> **OBJECTIVE**
Write the lines out again, from the top of the material to the line containing "plt.rcParams['mathtext.rm'] = 'Liberation", pictures excluded.

> **COLLECTED MATERIAL**
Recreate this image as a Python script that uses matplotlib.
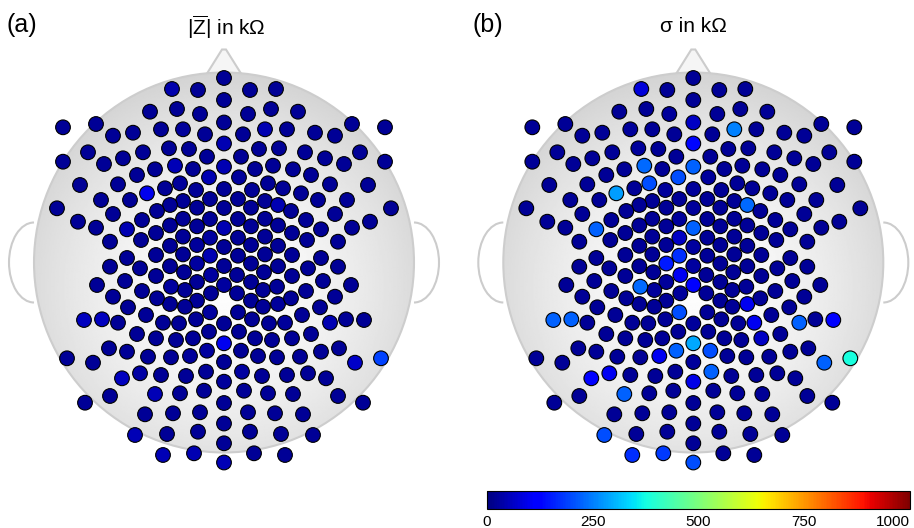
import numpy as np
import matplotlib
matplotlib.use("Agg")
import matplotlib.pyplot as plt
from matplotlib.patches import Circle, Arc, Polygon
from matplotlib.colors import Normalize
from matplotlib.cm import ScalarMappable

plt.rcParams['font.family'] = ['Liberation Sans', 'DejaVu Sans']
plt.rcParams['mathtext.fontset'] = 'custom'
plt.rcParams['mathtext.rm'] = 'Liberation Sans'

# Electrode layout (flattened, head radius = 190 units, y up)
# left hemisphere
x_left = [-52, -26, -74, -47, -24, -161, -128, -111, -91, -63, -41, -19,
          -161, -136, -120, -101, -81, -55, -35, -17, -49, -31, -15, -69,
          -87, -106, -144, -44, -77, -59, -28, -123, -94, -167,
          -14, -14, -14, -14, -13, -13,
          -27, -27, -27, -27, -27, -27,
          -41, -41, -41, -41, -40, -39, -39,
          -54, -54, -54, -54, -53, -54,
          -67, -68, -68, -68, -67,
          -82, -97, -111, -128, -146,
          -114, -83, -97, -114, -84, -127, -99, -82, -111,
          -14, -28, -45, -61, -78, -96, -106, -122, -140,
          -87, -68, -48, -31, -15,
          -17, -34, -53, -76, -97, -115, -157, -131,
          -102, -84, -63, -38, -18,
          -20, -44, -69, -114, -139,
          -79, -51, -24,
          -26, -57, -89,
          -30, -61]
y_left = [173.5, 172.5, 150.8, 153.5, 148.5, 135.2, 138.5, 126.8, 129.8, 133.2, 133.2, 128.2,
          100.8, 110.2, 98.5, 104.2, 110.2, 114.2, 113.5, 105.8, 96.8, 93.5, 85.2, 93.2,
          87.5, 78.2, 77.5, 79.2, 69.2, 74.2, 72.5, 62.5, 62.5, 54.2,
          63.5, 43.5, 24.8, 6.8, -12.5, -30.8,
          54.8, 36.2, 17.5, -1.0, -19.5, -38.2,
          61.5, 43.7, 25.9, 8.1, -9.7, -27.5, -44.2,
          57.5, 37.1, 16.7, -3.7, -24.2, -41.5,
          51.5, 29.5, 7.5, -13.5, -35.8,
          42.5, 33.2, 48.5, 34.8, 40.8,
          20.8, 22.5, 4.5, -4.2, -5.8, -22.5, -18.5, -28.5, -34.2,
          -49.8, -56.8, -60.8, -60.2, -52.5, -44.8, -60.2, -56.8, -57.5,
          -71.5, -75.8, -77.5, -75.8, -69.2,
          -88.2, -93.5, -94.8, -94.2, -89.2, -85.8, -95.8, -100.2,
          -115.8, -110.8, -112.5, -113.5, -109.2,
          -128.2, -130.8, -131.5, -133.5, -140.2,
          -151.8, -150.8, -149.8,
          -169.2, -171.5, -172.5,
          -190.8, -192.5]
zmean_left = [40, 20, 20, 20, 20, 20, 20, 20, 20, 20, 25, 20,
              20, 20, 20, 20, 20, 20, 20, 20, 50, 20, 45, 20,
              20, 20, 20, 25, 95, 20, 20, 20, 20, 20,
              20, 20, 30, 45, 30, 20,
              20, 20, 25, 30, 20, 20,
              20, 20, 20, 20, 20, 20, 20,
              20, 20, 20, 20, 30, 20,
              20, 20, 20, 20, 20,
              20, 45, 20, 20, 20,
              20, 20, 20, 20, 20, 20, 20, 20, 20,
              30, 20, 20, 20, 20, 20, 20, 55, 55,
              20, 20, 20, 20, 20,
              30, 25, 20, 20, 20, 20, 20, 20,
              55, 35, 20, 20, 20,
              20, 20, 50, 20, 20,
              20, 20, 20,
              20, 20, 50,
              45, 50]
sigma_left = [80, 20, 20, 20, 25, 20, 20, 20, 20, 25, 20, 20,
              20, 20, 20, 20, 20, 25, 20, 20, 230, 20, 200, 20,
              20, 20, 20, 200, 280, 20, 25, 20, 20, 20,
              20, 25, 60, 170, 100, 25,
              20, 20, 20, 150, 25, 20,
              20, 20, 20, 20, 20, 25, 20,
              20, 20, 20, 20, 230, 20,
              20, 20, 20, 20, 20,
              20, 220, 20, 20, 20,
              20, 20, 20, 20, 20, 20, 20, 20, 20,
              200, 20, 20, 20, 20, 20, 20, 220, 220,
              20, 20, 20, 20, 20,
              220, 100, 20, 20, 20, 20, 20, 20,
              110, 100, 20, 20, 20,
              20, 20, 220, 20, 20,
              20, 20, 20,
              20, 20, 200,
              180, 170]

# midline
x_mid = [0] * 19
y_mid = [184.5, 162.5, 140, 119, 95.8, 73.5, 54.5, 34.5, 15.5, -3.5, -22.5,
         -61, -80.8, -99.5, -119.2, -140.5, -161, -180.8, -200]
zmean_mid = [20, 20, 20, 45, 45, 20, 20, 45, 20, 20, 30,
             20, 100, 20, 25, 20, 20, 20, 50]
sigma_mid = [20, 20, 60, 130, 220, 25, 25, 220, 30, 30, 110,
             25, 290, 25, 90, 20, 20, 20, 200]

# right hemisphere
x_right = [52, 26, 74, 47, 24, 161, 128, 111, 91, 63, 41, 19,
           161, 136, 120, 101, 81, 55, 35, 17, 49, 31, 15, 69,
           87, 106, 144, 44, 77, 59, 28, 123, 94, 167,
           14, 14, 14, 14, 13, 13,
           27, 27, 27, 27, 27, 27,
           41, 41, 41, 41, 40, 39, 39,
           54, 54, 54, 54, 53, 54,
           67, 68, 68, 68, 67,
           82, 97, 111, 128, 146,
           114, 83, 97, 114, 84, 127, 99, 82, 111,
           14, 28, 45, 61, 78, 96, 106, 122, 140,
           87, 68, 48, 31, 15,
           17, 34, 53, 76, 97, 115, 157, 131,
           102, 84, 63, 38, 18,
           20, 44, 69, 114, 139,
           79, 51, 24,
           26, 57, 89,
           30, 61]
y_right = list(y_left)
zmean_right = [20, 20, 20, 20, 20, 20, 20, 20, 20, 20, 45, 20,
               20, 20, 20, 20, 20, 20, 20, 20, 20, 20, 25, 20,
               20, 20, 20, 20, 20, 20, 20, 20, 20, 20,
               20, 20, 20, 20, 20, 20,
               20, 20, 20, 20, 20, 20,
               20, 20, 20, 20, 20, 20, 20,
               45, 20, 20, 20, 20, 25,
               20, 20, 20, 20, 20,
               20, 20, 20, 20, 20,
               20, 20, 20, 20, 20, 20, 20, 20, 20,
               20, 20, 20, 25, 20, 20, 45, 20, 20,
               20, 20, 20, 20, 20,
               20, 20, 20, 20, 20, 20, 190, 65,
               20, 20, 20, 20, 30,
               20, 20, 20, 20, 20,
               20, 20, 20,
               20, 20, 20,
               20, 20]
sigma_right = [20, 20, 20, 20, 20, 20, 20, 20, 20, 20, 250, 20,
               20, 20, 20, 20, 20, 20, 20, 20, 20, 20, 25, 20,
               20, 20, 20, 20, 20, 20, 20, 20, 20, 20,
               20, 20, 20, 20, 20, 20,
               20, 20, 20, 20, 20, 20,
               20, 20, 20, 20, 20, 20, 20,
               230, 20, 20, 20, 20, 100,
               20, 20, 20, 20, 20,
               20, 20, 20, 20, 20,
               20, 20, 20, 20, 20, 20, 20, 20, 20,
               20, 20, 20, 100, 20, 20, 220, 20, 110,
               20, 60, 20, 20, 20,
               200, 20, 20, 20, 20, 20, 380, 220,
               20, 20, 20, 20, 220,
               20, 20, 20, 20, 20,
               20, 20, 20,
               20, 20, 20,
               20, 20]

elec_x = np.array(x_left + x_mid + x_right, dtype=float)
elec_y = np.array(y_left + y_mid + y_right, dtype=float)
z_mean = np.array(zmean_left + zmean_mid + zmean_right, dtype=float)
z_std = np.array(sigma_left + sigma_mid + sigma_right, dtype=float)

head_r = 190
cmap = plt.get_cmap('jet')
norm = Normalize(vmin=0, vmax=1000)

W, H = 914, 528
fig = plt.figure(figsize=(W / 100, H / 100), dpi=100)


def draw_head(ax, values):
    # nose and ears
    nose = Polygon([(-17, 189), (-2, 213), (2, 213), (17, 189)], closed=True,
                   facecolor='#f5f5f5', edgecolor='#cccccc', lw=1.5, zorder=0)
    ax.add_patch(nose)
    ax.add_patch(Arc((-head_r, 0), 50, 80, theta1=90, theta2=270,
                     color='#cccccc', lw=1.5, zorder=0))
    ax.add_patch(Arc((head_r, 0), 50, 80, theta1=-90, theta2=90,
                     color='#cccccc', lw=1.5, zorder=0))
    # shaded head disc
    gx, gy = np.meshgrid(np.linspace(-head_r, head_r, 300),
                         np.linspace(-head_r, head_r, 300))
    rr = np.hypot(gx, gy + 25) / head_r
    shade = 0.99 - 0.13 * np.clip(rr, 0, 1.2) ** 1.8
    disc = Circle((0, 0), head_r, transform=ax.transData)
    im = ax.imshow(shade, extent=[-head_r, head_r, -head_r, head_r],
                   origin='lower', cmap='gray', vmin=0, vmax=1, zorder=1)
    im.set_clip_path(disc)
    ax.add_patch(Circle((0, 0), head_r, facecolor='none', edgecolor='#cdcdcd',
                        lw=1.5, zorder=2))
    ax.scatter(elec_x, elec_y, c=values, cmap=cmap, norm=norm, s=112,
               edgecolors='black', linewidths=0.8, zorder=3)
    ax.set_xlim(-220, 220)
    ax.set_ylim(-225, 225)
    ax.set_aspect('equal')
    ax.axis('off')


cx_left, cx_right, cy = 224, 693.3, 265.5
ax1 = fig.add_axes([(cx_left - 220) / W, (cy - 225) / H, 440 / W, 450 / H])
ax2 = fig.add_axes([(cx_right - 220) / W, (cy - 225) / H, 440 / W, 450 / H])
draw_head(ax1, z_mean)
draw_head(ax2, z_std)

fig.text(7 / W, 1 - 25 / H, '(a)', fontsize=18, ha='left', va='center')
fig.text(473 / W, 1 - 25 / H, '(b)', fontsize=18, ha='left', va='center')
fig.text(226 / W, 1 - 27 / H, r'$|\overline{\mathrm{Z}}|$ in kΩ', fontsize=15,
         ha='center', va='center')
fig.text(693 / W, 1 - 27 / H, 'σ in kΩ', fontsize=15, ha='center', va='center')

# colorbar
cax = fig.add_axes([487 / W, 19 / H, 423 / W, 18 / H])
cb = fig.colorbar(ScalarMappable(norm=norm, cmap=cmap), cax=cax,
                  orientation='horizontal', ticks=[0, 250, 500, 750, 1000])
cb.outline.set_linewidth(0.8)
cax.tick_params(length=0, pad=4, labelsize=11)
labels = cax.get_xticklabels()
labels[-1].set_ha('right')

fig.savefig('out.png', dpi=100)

> **TASK ANSWER**
Recreate this image as a Python script that uses matplotlib.
import numpy as np
import matplotlib
matplotlib.use("Agg")
import matplotlib.pyplot as plt
from matplotlib.patches import Circle, Arc, Polygon
from matplotlib.colors import Normalize
from matplotlib.cm import ScalarMappable

plt.rcParams['font.family'] = ['Liberation Sans', 'DejaVu Sans']
plt.rcParams['mathtext.fontset'] = 'custom'
plt.rcParams['mathtext.rm'] = 'Liberation Sans'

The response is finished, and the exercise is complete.